— Start Items —

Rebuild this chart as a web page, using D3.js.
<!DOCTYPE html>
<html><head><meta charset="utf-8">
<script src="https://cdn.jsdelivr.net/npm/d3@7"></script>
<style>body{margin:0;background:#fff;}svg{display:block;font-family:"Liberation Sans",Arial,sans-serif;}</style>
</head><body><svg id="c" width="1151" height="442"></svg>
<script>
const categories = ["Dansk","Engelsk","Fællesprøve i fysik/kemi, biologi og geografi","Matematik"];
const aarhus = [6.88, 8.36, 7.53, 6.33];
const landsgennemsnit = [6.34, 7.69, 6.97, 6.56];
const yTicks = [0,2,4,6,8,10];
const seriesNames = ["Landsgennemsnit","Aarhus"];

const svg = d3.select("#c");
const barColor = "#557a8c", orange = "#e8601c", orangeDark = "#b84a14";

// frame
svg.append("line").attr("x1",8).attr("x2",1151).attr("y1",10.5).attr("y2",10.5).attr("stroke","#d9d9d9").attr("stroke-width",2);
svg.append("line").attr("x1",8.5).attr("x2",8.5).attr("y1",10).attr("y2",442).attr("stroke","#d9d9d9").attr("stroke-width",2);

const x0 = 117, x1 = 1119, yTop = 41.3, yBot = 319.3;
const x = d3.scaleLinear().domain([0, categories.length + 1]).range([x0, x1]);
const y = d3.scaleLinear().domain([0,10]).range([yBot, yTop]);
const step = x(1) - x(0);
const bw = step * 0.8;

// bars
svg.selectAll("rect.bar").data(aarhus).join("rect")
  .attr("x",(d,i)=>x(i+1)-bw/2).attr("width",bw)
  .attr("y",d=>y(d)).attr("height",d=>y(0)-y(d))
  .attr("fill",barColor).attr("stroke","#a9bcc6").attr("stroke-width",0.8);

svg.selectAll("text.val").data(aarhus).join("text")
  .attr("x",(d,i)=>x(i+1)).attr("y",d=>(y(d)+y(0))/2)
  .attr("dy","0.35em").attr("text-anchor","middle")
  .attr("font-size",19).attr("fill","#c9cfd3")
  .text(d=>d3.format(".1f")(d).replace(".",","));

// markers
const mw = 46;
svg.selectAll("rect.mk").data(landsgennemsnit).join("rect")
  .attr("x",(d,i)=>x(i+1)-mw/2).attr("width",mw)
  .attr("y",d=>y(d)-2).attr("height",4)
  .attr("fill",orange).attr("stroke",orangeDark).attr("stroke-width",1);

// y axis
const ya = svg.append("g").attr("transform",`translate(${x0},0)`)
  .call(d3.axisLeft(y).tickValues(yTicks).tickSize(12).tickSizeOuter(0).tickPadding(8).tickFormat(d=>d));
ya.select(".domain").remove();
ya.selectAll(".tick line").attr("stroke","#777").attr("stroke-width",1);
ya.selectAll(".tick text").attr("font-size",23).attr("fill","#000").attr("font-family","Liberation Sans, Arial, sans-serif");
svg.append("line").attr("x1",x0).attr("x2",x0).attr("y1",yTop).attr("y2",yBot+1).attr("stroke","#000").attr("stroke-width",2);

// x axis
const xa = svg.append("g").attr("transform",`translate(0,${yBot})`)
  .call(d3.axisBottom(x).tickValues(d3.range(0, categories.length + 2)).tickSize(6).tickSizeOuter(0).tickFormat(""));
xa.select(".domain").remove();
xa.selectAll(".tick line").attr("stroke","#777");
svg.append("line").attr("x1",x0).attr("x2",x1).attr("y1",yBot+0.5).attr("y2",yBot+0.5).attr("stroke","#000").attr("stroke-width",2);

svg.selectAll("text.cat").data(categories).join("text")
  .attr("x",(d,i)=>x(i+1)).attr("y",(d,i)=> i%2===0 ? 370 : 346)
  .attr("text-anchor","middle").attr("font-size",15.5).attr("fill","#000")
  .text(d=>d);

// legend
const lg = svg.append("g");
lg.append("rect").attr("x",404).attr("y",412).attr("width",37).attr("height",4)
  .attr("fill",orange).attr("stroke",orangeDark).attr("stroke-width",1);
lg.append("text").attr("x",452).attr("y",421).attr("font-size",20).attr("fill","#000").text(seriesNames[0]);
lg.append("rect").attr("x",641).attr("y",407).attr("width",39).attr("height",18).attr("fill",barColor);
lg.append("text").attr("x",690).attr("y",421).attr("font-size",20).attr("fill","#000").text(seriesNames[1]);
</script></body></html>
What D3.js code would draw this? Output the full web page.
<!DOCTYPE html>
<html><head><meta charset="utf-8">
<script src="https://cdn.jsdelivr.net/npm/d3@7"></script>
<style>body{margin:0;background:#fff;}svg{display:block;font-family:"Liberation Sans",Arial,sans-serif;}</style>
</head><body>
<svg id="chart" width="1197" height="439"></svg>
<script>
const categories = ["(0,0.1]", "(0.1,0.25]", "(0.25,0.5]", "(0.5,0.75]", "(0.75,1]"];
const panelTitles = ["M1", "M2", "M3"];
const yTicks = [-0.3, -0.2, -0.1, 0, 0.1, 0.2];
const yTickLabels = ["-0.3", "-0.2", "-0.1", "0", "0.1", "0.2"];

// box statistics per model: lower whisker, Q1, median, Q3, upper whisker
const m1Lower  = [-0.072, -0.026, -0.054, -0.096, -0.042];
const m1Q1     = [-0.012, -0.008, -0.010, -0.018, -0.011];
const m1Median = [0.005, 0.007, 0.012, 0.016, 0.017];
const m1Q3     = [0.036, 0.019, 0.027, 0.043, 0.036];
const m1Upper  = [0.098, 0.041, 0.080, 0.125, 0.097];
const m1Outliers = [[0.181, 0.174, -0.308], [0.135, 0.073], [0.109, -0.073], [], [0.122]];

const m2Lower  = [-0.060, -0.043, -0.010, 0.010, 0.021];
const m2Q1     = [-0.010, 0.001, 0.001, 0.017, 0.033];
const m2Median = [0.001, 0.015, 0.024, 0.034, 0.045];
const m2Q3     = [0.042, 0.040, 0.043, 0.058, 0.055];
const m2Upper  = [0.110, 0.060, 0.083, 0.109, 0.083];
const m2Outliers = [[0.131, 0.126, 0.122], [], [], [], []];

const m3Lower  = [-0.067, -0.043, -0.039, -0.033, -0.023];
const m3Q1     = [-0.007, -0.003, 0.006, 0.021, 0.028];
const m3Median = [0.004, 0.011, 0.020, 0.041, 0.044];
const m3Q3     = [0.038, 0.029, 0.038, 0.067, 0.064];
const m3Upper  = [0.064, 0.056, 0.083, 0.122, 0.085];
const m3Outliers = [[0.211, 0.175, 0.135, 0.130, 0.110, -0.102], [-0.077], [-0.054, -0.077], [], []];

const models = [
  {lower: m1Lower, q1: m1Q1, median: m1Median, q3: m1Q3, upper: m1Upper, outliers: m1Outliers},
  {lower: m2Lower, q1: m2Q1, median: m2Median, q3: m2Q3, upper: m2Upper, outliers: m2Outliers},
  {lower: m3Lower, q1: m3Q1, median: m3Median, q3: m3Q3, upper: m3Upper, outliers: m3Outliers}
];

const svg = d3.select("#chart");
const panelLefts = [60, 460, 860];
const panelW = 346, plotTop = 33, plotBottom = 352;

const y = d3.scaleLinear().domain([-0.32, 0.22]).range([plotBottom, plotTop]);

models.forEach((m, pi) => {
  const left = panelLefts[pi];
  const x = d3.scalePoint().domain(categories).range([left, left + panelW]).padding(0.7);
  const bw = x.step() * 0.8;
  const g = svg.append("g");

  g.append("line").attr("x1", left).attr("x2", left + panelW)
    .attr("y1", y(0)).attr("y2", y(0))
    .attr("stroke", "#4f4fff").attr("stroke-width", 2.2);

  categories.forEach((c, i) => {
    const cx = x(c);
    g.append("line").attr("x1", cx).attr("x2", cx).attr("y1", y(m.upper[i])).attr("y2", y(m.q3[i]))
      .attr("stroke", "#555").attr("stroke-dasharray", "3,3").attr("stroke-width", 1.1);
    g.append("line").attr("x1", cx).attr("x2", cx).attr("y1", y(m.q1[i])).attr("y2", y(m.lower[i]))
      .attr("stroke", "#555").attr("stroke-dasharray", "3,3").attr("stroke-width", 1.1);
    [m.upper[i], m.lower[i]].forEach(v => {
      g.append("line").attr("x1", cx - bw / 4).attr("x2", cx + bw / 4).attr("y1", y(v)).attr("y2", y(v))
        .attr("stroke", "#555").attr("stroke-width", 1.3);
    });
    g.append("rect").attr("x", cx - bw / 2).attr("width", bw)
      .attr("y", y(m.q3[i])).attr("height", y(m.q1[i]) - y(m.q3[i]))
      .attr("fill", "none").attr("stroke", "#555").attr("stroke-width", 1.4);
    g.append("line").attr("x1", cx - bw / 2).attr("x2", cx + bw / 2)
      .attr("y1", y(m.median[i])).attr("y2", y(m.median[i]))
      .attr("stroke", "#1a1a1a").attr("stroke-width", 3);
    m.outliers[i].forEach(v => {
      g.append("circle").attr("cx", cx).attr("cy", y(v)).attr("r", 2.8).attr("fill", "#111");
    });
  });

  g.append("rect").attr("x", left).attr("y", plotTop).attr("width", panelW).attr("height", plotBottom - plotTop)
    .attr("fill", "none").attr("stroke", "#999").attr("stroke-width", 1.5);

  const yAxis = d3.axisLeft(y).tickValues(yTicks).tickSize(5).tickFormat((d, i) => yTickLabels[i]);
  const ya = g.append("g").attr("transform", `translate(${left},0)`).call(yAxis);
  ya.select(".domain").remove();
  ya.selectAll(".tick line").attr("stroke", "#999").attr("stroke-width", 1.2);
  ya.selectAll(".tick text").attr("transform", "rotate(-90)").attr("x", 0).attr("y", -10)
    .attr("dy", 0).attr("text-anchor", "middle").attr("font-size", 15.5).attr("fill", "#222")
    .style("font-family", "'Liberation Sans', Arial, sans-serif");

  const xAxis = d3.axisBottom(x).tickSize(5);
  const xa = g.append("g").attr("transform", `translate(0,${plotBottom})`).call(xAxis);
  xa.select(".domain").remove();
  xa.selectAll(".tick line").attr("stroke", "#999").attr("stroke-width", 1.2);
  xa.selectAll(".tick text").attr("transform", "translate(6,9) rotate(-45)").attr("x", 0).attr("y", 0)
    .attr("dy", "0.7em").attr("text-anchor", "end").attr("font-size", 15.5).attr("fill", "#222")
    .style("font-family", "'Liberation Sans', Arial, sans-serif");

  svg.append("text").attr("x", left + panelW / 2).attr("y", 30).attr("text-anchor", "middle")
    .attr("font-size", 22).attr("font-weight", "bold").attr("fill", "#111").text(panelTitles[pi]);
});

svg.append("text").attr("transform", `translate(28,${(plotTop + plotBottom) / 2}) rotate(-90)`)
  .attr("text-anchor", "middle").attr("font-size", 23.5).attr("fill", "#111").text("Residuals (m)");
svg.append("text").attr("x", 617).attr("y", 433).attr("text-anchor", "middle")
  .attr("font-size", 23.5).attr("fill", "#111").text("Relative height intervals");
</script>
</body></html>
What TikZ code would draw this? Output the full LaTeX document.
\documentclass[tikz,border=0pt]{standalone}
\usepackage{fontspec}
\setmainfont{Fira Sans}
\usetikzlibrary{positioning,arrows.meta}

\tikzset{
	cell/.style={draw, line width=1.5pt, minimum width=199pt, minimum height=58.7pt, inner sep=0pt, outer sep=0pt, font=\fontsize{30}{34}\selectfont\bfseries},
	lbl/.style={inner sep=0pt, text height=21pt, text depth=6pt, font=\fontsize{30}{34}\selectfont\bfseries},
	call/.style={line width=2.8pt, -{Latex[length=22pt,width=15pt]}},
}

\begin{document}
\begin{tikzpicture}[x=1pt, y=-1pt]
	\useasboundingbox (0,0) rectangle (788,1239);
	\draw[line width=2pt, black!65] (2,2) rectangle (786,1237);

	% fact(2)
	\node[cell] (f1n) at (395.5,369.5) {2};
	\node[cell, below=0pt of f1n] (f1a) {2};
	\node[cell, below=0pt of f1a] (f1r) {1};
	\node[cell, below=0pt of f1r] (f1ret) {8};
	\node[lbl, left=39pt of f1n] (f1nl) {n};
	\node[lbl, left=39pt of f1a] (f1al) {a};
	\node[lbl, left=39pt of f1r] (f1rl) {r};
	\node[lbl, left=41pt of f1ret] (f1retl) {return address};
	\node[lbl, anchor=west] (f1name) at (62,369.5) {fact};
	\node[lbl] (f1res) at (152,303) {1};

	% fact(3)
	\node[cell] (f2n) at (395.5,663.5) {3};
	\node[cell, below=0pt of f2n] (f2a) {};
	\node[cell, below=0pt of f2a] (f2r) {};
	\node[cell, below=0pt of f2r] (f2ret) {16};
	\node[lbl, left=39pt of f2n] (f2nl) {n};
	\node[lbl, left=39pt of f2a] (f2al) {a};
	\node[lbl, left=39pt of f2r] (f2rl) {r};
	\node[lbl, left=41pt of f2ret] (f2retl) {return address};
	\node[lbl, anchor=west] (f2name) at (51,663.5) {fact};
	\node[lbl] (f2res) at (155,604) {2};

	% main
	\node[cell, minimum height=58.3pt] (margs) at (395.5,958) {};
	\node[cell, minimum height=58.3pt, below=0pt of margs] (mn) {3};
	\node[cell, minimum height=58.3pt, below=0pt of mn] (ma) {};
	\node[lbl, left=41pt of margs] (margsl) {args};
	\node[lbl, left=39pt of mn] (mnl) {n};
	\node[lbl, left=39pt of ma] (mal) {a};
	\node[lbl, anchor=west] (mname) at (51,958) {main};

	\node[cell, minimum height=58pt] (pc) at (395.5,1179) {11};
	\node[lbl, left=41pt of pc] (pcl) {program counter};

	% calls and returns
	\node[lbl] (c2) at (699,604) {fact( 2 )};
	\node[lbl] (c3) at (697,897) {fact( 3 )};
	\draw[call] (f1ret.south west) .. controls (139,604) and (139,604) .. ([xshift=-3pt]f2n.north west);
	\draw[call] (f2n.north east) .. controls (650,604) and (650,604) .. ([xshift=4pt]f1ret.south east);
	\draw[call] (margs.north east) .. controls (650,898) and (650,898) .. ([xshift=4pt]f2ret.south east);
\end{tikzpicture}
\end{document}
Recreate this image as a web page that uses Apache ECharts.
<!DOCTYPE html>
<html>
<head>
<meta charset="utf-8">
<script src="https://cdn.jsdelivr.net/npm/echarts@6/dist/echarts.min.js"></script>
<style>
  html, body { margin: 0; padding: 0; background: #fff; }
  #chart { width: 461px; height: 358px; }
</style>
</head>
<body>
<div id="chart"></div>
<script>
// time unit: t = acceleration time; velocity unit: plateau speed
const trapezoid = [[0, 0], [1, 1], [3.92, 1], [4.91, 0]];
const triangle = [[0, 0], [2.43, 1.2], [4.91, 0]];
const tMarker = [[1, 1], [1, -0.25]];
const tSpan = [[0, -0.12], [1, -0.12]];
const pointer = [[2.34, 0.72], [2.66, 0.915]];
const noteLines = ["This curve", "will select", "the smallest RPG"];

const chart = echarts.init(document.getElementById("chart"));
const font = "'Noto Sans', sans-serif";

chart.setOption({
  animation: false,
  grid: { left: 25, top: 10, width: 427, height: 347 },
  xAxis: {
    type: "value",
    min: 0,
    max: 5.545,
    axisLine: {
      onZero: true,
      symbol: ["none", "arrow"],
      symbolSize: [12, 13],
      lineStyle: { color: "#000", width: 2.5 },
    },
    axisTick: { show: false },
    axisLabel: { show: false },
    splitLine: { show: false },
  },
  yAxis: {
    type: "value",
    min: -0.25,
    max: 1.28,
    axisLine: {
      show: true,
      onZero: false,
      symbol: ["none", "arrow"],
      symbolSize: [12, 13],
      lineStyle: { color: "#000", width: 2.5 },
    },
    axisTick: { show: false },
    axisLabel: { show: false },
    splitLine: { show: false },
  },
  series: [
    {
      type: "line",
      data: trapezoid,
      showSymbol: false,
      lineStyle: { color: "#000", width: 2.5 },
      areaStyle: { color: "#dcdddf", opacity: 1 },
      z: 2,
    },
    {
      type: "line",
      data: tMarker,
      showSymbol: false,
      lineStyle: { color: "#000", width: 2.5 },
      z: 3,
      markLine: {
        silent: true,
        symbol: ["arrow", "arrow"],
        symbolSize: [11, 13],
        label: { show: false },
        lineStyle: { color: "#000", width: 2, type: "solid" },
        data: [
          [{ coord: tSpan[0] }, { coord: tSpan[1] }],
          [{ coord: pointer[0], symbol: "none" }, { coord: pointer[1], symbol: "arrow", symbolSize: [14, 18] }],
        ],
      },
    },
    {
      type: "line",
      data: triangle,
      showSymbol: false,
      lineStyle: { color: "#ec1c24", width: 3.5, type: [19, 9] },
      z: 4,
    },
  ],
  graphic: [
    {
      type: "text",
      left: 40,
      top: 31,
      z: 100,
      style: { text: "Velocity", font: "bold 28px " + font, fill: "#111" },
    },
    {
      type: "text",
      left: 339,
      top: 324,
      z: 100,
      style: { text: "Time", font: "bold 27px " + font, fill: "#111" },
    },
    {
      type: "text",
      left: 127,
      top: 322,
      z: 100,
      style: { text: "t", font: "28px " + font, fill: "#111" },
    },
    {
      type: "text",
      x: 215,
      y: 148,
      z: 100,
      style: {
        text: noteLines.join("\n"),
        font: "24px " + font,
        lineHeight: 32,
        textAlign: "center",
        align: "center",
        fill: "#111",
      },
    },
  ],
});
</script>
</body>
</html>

— End Items —

# [Work required]
Count every line in the preceding entries where the string "full" appears, then state only the total.

# [Answer for the task]
2